February 09, 2013

Please Stop

I just read this in a frigging news story:
The “Blizzicane” of 2013 has left it’s mark on New England.
People need to stop this. I realize this represents a Feast of Triviality when almost no one gives a crap that the U.S. government claims it can murder anyone it likes -- including you, you numbskull -- but it annoys the hell out of me. If I'm going to be killed by the government, I don't want my murder preceded by a statement that begins: "Dear Arthur: The State in it's wisdom has decided to off you because..." Actually, they prolly wouldn't say that, since they don't even have to give a reason. Still.


Read The Oatmeal, which includes a discussion of this mistake. And if you're making this mistake, you're probably making at least one of the nine others they talk about their. (See what I did they're? Another one of the mistakes they talk about. Hahaha.)

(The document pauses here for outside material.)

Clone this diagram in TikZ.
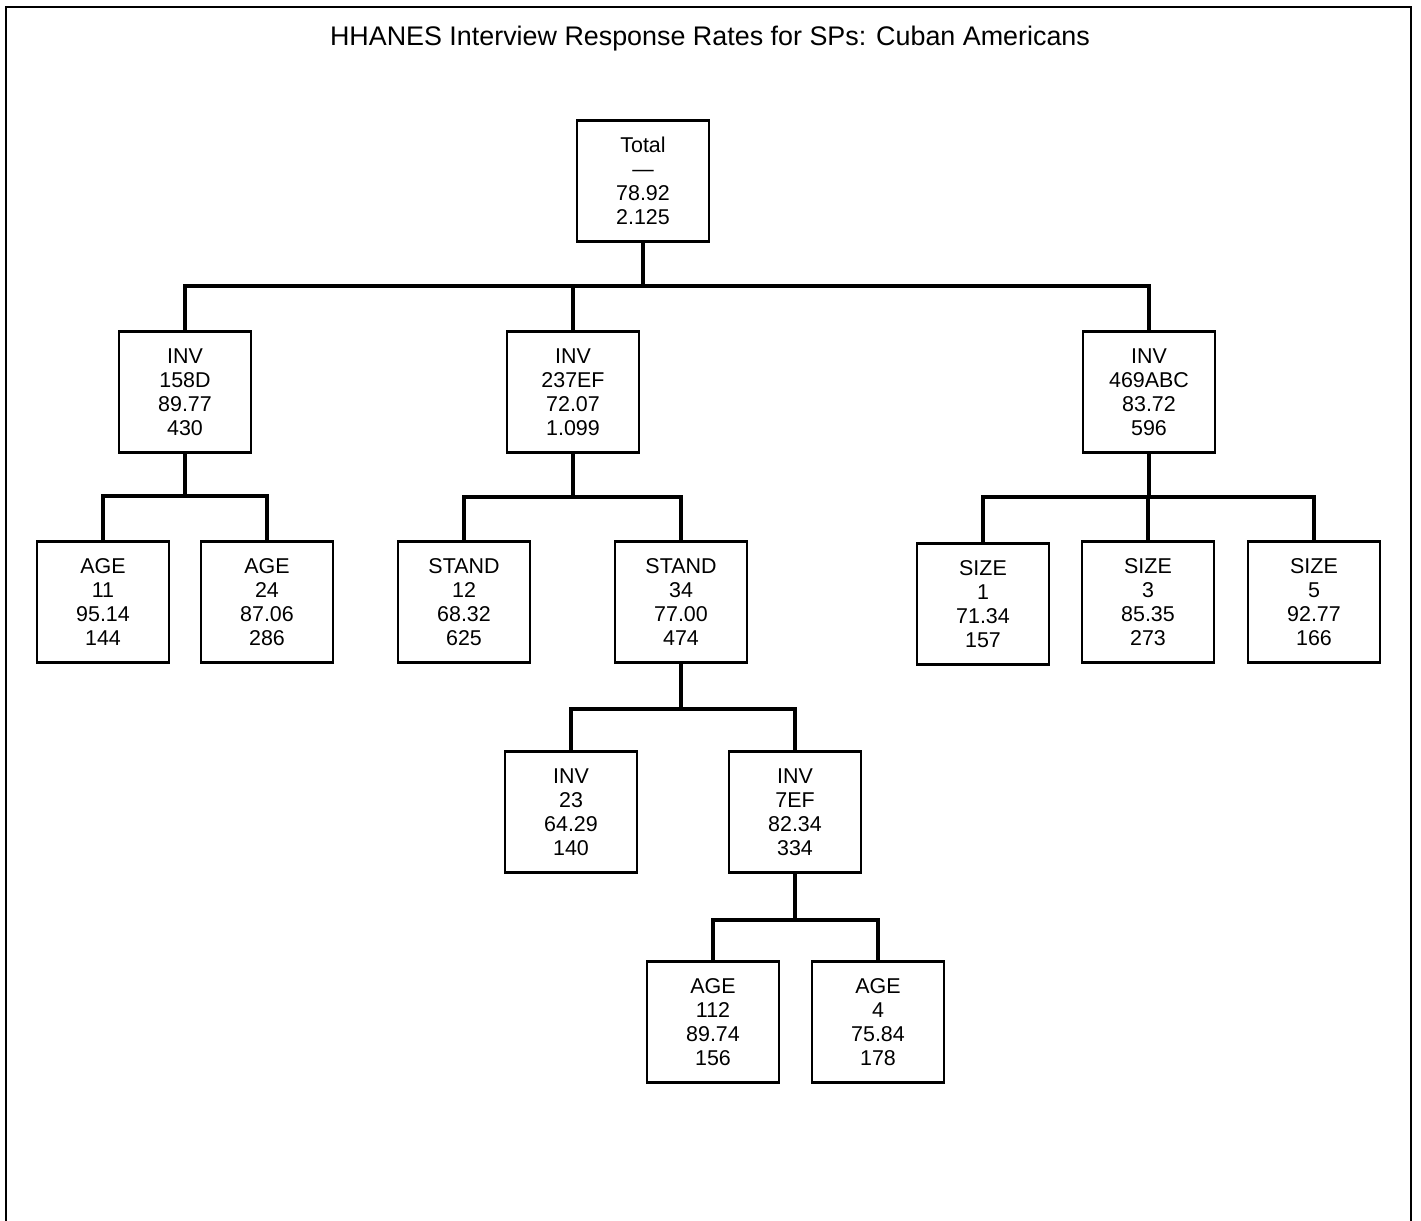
\documentclass[tikz,border=0pt]{standalone}
\usepackage{fontspec}
\setmainfont{Liberation Sans}
\usepackage{tikz}
\usetikzlibrary{positioning}

\begin{document}
\begin{tikzpicture}[x=0.02cm, y=-0.02cm,
    box/.style={draw, line width=1.2pt, minimum width=2.64cm, minimum height=2.42cm,
                align=center, inner sep=0pt, font=\fontsize{12.2}{13.7}\selectfont},
    conn/.style={line width=2pt},
    frame/.style={line width=1.3pt}]
                % Page and frame
                \useasboundingbox (0,0) rectangle (1421,1221);
                \draw[frame] (6,1221) -- (6,7) -- (1411,7) -- (1411,1221);
                \node[font=\fontsize{15.3}{18}\selectfont] (title) at (710,39) {HHANES Interview Response Rates for SPs: Cuban Americans};
                
                % Root
                \node[box] (tot) at (643,181) {Total\\---\\78.92\\2.125};
                
                % First split
                \node[box] (inv1) at (185,392) {INV\\158D\\89.77\\430};
                \node[box] (inv2) at (573,392) {INV\\237EF\\72.07\\1.099};
                \node[box] (inv3) at (1149,392) {INV\\469ABC\\83.72\\596};
                
                % Second split
                \node[box] (age1) at (103,602) {AGE\\11\\95.14\\144};
                \node[box] (age2) at (267,602) {AGE\\24\\87.06\\286};
                \node[box] (std1) at (464,602) {STAND\\12\\68.32\\625};
                \node[box] (std2) at (681,602) {STAND\\34\\77.00\\474};
                \node[box] (siz1) at (983,604) {SIZE\\1\\71.34\\157};
                \node[box] (siz2) at (1148,602) {SIZE\\3\\85.35\\273};
                \node[box] (siz3) at (1314,602) {SIZE\\5\\92.77\\166};
                
                % Third split
                \node[box] (inv4) at (571,812) {INV\\23\\64.29\\140};
                \node[box] (inv5) at (795,812) {INV\\7EF\\82.34\\334};
                
                % Fourth split
                \node[box] (age3) at (713,1022) {AGE\\112\\89.74\\156};
                \node[box] (age4) at (878,1022) {AGE\\4\\75.84\\178};
                
                % Branch points
                \coordinate (b0) at (643,286);
                \coordinate (b1) at (185,496);
                \coordinate (b2) at (573,497);
                \coordinate (b3) at (1149,497);
                \coordinate (b4) at (681,709);
                \coordinate (b5) at (795,920);
                
                % Connectors
                \draw[conn] (tot.south) -- (b0);
                \draw[conn] (inv1.north) |- (b0) -| (inv3.north);
                \draw[conn] (inv2.north) -- (inv2.north |- b0);
                
                \draw[conn] (inv1.south) -- (b1);
                \draw[conn] (age1.north) |- (b1) -| (age2.north);
                
                \draw[conn] (inv2.south) -- (b2);
                \draw[conn] (std1.north) |- (b2) -| (std2.north);
                
                \draw[conn] (inv3.south) -- (b3);
                \draw[conn] (siz1.north) |- (b3) -| (siz3.north);
                \draw[conn] (siz2.north) -- (siz2.north |- b3);
                
                \draw[conn] (std2.south) -- (b4);
                \draw[conn] (inv4.north) |- (b4) -| (inv5.north);
                
                \draw[conn] (inv5.south) -- (b5);
                \draw[conn] (age3.north) |- (b5) -| (age4.north);
\end{tikzpicture}
\end{document}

I've been seeing the it's/its mistake for years on blogs and in tweets. I didn't say anything about it because I'm a shy and humble guy. Yes, I am. (Oh, be quiet.) But since I'm now seeing it regularly in news stories ... well, THIS CANNOT STAND.

While I'm at it: please stop using "literally" when you don't mean "literally." Biden isn't the only one who does this, ya know. A fairly well-known columnist does it with distressing regularity. My favorite usage is: "It is literally inconceivable...," or "It is literally unimaginable..." That's funny stuff. How do you know what everyone in the world is conceiving or imagining? And guess what: I'm conceiving and imagining what you say I can't conceive or imagine right now. Most of the time, people use "literally" as a lazy way to emphasize a point. It's almost always wrong. Now, you don't want to be lazy and wrong, do you? Of course you don't. People frequently use "really" in the same lazy way: "In a really odious display of dishonesty..." If you want to be more precise, and more colorful as well, you might say: "In a brazenly odious display..." or "In a pompously odious display..." or "In a tediously odious display..." And there are many more possibilities. Each of them conveys a different meaning. Writing that is more precise is also more evocative. It's better writing, and it's much more rewarding for the attentive reader. "Really" is what I term a garbage word; in my view, it should almost never be used. I use it very sparingly, and only with specific intent.

Next time, we'll talk about "lie" and "lay." Almost no one gets that right. Impatient? Here you go. You're not laying on your bed because you're tired. Unless you're fucking, in which case you're probably not that tired. (See? Grammar can be fun!)

This has made me really sad, so I'm going to bang my head against the wall until this entire building collapses and then cry myself to sleep in the rubble. Literally. So their. But I suppose its all in a days work.